The right-wing mayor, who withdrew from opposition primaries for lack of electoral potential, told Israeli media he believed “the opposition’s chances are equal (to Chavez’s) and even greater, mostly because it is bringing a message of renewal to all of Venezuela”. Ledezma added that he hopes “the current government will allow for democratic elections”.
President Chavez, who holds a double-digit lead against Capriles Radonski in every poll taken to date, instructed his government to break relations with Israel after the Israeli military killed some 1,500 Palestinians and wounded another 5,000 during its 2009 siege on Gaza.

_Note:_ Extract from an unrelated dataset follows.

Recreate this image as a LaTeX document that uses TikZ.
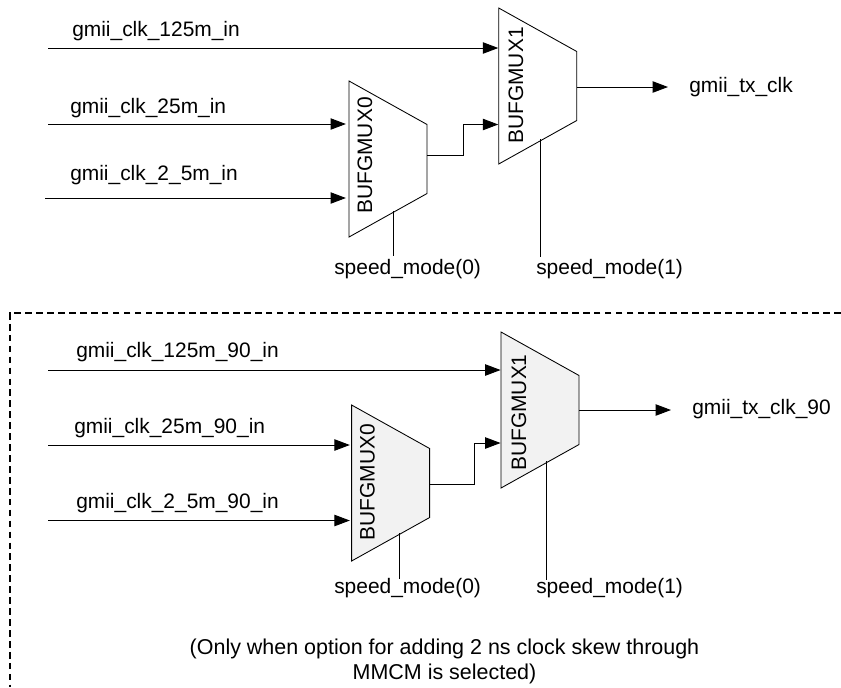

At that time, the Venezuelan Ministry of Foreign Affairs issued a press release stating that “Israel has repeatedly ignored the calls of the United Nations, consistently and shamelessly violating the resolutions approved by overwhelming majorities of member countries, increasingly placing itself on the margin of international law” and added that “Israel’s state terrorism has cost the lives of the most vulnerable and innocent: children, women, and the elderly”.
During his 3-day trip to Israel, the opposition’s Ledezma made no mention of Israel’s segregationist policies towards the Palestinians, the widely-condemned but ongoing blockade against those in Gaza, nor did he question the inhuman prison conditions currently under international scrutiny as several Palestinian hunger strikers near death.

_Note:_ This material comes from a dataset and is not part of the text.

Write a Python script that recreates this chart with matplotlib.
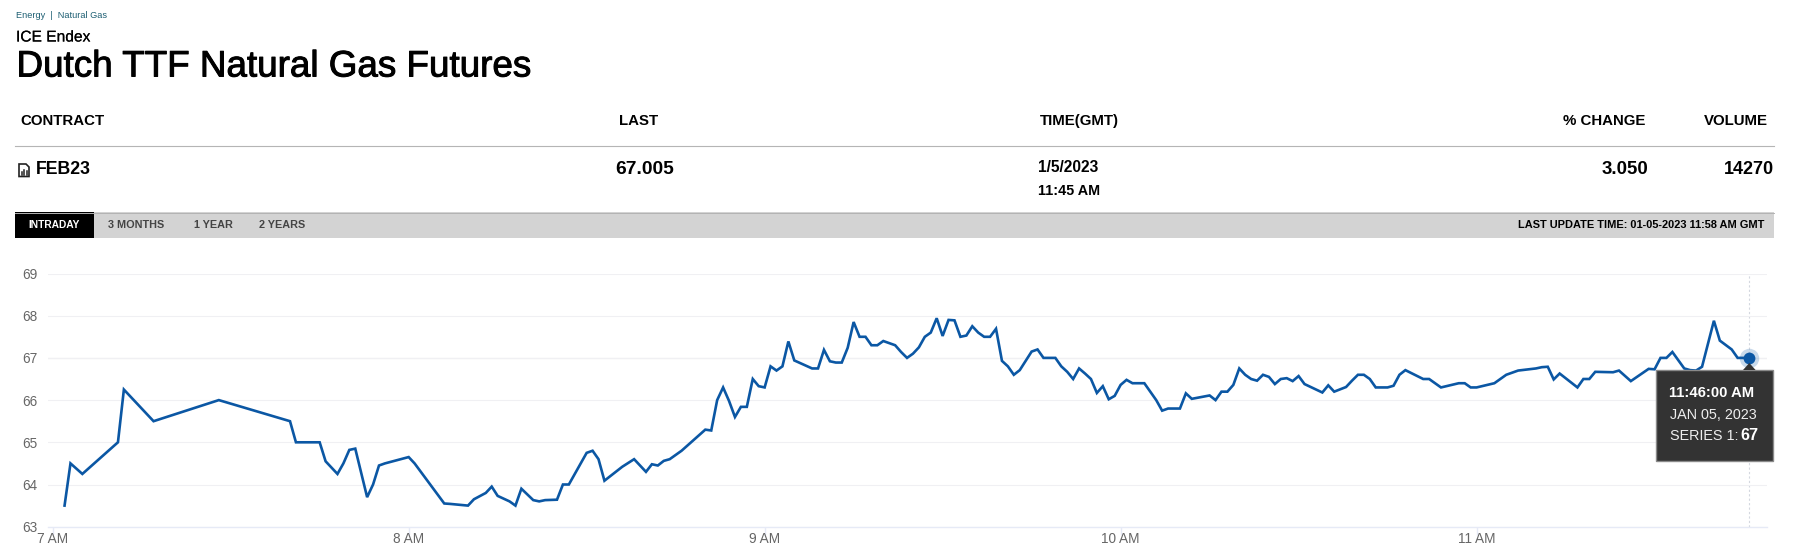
import matplotlib
matplotlib.use("Agg")
import matplotlib.pyplot as plt
import matplotlib.patheffects as pe
from matplotlib.patches import Rectangle, Polygon

W, H = 1797, 555

# minutes after 7:00 AM, and price
minutes = [2, 3, 5, 11, 12, 17, 28, 40, 41, 45, 46, 48, 49, 50, 51, 53, 54, 55, 56, 60, 61, 66, 67,
           70, 71, 73, 74, 75, 77, 78, 79, 81, 82, 83, 85, 86, 87, 90, 91, 92, 93, 96, 98,
           100, 101, 102, 103, 104, 106, 110, 111, 112, 113, 114, 115, 116, 117, 118, 119, 120,
           121, 122, 123, 124, 125, 128, 129, 130, 131, 132, 133, 134, 135, 136, 137, 138, 139, 140, 142,
           143, 144, 145, 146, 147, 148, 149, 150, 151, 152, 153, 154, 155, 156, 157, 158, 159, 160,
           161, 162, 163, 165, 166, 167, 169, 170, 171, 172, 173, 174, 175, 176, 177, 178, 179, 180,
           181, 182, 184, 186, 187, 188, 190, 191, 192, 195, 196, 197, 198, 199, 200,
           201, 202, 203, 204, 205, 206, 207, 208, 209, 210, 211, 214, 215, 216, 218, 219, 220,
           221, 222, 223, 225, 226, 227, 228, 231, 232, 234, 237, 238, 239, 240,
           243, 245, 247, 250, 251, 252, 253, 254, 257, 258, 259, 260,
           263, 264, 266, 269, 270, 271, 272, 273, 275, 276, 277, 278, 280, 281, 283, 284, 285, 286]
prices = [63.5, 64.5, 64.25, 65.0, 66.25, 65.5, 66.0, 65.5, 65.0, 65.0, 64.55, 64.25, 64.5, 64.82, 64.85, 63.7, 64.0, 64.45, 64.5, 64.65, 64.5, 63.55, 63.54,
          63.5, 63.65, 63.8, 63.95, 63.73, 63.6, 63.5, 63.9, 63.63, 63.6, 63.63, 63.64, 64.0, 64.0, 64.75, 64.8, 64.6, 64.09, 64.42, 64.6,
          64.3, 64.48, 64.45, 64.56, 64.6, 64.8, 65.3, 65.28, 66.0, 66.3, 65.98, 65.6, 65.84, 65.84, 66.5, 66.33, 66.3,
          66.8, 66.7, 66.8, 67.39, 66.94, 66.75, 66.75, 67.19, 66.92, 66.89, 66.89, 67.24, 67.85, 67.5, 67.5, 67.3, 67.3, 67.4, 67.3,
          67.14, 67.0, 67.1, 67.25, 67.5, 67.6, 67.94, 67.52, 67.9, 67.89, 67.5, 67.53, 67.75, 67.6, 67.5, 67.5, 67.69, 66.93,
          66.8, 66.6, 66.71, 67.15, 67.2, 67.0, 67.0, 66.8, 66.67, 66.5, 66.75, 66.63, 66.5, 66.17, 66.33, 66.02, 66.1, 66.36,
          66.48, 66.4, 66.4, 66.0, 65.75, 65.8, 65.8, 66.16, 66.03, 66.11, 66.0, 66.2, 66.2, 66.36, 66.75,
          66.6, 66.5, 66.46, 66.6, 66.55, 66.38, 66.5, 66.52, 66.45, 66.57, 66.38, 66.18, 66.35, 66.2, 66.31, 66.46, 66.6,
          66.6, 66.5, 66.3, 66.3, 66.34, 66.6, 66.71, 66.5, 66.5, 66.3, 66.4, 66.4, 66.3, 66.3,
          66.4, 66.6, 66.7, 66.75, 66.78, 66.79, 66.49, 66.63, 66.3, 66.5, 66.5, 66.67,
          66.66, 66.7, 66.45, 66.74, 66.73, 67.0, 67.0, 67.14, 66.75, 66.71, 66.7, 66.79, 67.88, 67.41, 67.2, 67.0, 67.0, 67.0]

y_ticks = [63, 64, 65, 66, 67, 68, 69]
x_ticks = [0, 60, 120, 180, 240]
x_labels = ["7 AM", "8 AM", "9 AM", "10 AM", "11 AM"]

headers = [("CONTRACT", 20.5, "left"), ("LAST", 619, "left"), ("TIME(GMT)", 1040, "left"),
           ("% CHANGE", 1645, "right"), ("VOLUME", 1768, "right")]
tabs = [("3 MONTHS", 108.5), ("1 YEAR", 194), ("2 YEARS", 259)]

plt.rcParams['font.family'] = ['Liberation Sans', 'DejaVu Sans']

fig = plt.figure(figsize=(W / 100, H / 100), dpi=100)

# the chart
left, right, top, bottom = 48, 1767, 273.5, 526.7
ax = fig.add_axes([left / W, 1 - bottom / H, (right - left) / W, (bottom - top) / H])
ax.plot(minutes, prices, color="#0b57a4", lw=1.9, solid_joinstyle="miter", zorder=3)
ax.set_xlim(-0.79, 288.95)
ax.set_ylim(63, 69)
ax.set_yticks(y_ticks)
ax.set_xticks(x_ticks)
ax.set_xticklabels(x_labels)
ax.grid(axis="y", color="#f0f0f3", lw=0.8)
ax.axhline(67, color="#d6d6d6", lw=0.8, zorder=1)
ax.axvline(minutes[-1], color="#d4d8e0", lw=0.8, ls=(0, (2, 2)), zorder=1)
for s in ["top", "left", "right"]:
    ax.spines[s].set_visible(False)
ax.spines["bottom"].set_color("#e6eaf6")
ax.spines["bottom"].set_linewidth(1)
ax.tick_params(axis="y", length=0, pad=7.7, labelsize=9.8, labelcolor="#666666")
ax.tick_params(axis="x", length=6, width=1, color="#e6eaf6", pad=-2.2, labelsize=9.8, labelcolor="#666666")
ax.plot(minutes[-1], prices[-1], "o", ms=14, color="#0b57a4", alpha=0.22, mew=0, clip_on=False, zorder=4)
ax.plot(minutes[-1], prices[-1], "o", ms=8.5, color="#0b57a4", mew=0, clip_on=False, zorder=5)

# page furniture, drawn in pixel coordinates
page = fig.add_axes([0, 0, 1, 1], zorder=5)
page.set_xlim(0, W)
page.set_ylim(H, 0)
page.axis("off")


def label(x, y, s, size, color="black", weight="normal", ha="left", **kw):
    return page.text(x, y, s, fontsize=size, color=color, fontweight=weight, ha=ha, va="center", **kw)


label(15.5, 16, "Energy  |  Natural Gas", 6.6, color="#1d5f73")
label(16, 37, "ICE Endex", 11.2, path_effects=[pe.withStroke(linewidth=0.1, foreground="black")])
label(16.5, 67, "Dutch TTF Natural Gas Futures", 26.5,
      path_effects=[pe.withStroke(linewidth=0.7, foreground="black")])

for text, x, ha in headers:
    label(x, 121, text, 10.8, weight="bold", ha=ha)
page.plot([15, 1774], [146, 146], color="#b5b5b5", lw=0.8)

# contract icon
page.add_patch(Polygon([(19, 164), (26, 164), (29, 167), (29, 176.5), (19, 176.5)], closed=True,
                       fc="white", ec="#222222", lw=1.2))
for x, h in zip([21.5, 24, 26.5], [3, 5, 4]):
    page.plot([x, x], [175, 175 - h], color="#222222", lw=1.1)

label(36, 170, "FEB23", 12.8, weight="bold")
label(615, 170, "67.005", 13.8, weight="bold")
label(1038, 167, "1/5/2023", 11.2, weight="bold")
label(1038, 191, "11:45 AM", 10.4, weight="bold")
label(1648, 170, "3.050", 13.4, weight="bold", ha="right")
label(1774, 170, "14270", 13, weight="bold", ha="right")

# tab bar
page.add_patch(Rectangle((15, 212), 1759, 26, fc="#d3d3d3", ec="none"))
page.plot([15, 1774], [212.5, 212.5], color="#b3b3b3", lw=0.7)
page.add_patch(Rectangle((15, 212), 79, 26, fc="black", ec="none"))
label(54.5, 225, "INTRADAY", 7.4, color="white", weight="bold", ha="center")
for text, x in tabs:
    label(x, 225, text, 7.8, color="#444444", weight="bold")
label(1764, 225, "LAST UPDATE TIME: 01-05-2023 11:58 AM GMT", 7.9, weight="bold", ha="right")

# tooltip
page.add_patch(Rectangle((1655.5, 370), 117, 91, fc="#333333", ec="#8a8a8a", lw=1))
page.add_patch(Polygon([(1743, 370), (1749.3, 363), (1755.6, 370)], closed=True, fc="#333333", ec="none"))
label(1669, 393, "11:46:00 AM", 10.7, color="white", weight="bold")
label(1669.5, 415, "JAN 05, 2023", 10.4, color="#eeeeee")
label(1669.5, 436, "SERIES 1:", 10.4, color="#eeeeee")
label(1740.5, 436, "67", 11.6, color="white", weight="bold")

fig.savefig("out.png", dpi=100)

Late last week, Venezuelan philosopher and TV journalist Miguel Angel Perez Pirela denounced the meeting between Ledezma and the Israeli Prime Minister, calling it “further evidence” of opposition plans to “destabilize” the country. Pirela reminded viewers that MUD spokesmen have now met with former Colombian President Alvaro Uribe, with right-wing members of the anti-Chavez community in Southern Florida, and, now, with Israel’s Netanyahu.
Pirela explained that Ledezma spent tax-payer funds to ﬁnance his trip to Israel, and used his time in the Middle East to request Israeli support for MUD presidential hopeful Capriles Radonski. In exchange for support, he said, Israel was promised “access to the country’s resources” if the opposition were to somehow take this year’s presidential election.
“He who doesn’t want to see has the right not to; he can joke things off and accuse us of paranoia”, said Pirela, “but this smells rotten”.
“There are strong signs that they [opposition ﬁgures] are showing us the exact location from which the bullets will be ﬁred”, he said, suggesting recent opposition meetings in Colombia, Miami, Florida, and Israel are evidence of a larger opposition strategy to destabilize Venezuela with international support.
With respect to Israel, in December 2011 and with no evidence to back his assertions, Israeli Vice Prime Minister Moshe Ya´alon accused Venezuela of working with Iran to create a “terrorist infrastructure” across the Americas that could be used to “attack the interests of the United States”.
In response to his statements, Venezuela’s Foreign Ministry afﬁrmed, “such abusive and tendentious statements, which come from the representative of a government that itself participates in terrorist attacks against the Arab peoples, are part of a continuous campaign of aggression against our people”.
Speaking at a pro-Chavez rally on Friday, Mayor of the Caracas Libertador Municipality and head of the Chavez re-election campaign Jorge Rodriguez denounced the opposition’s international positioning. In the border state of Tachira backing grassroots efforts to re-elect Venezuela’s socialist President, Rodriguez accused Capriles Radonski of traveling to Colombia “to seek advice from known drug trafﬁcker and confessed paramilitary ﬁgure, (former President) Alvaro Uribe”.
Rodriguez told those gathered, “the lazy Mayor of Caracas, Mayor Ledezma, recently made his way to Israel and is also meeting with representatives of the extreme right”.
“They’ve already lost hope in winning the election”, Rodriguez afﬁrmed, “but if they try taking the path of destabilization they’ll face the people and homeland, ready to defend the Revolution”.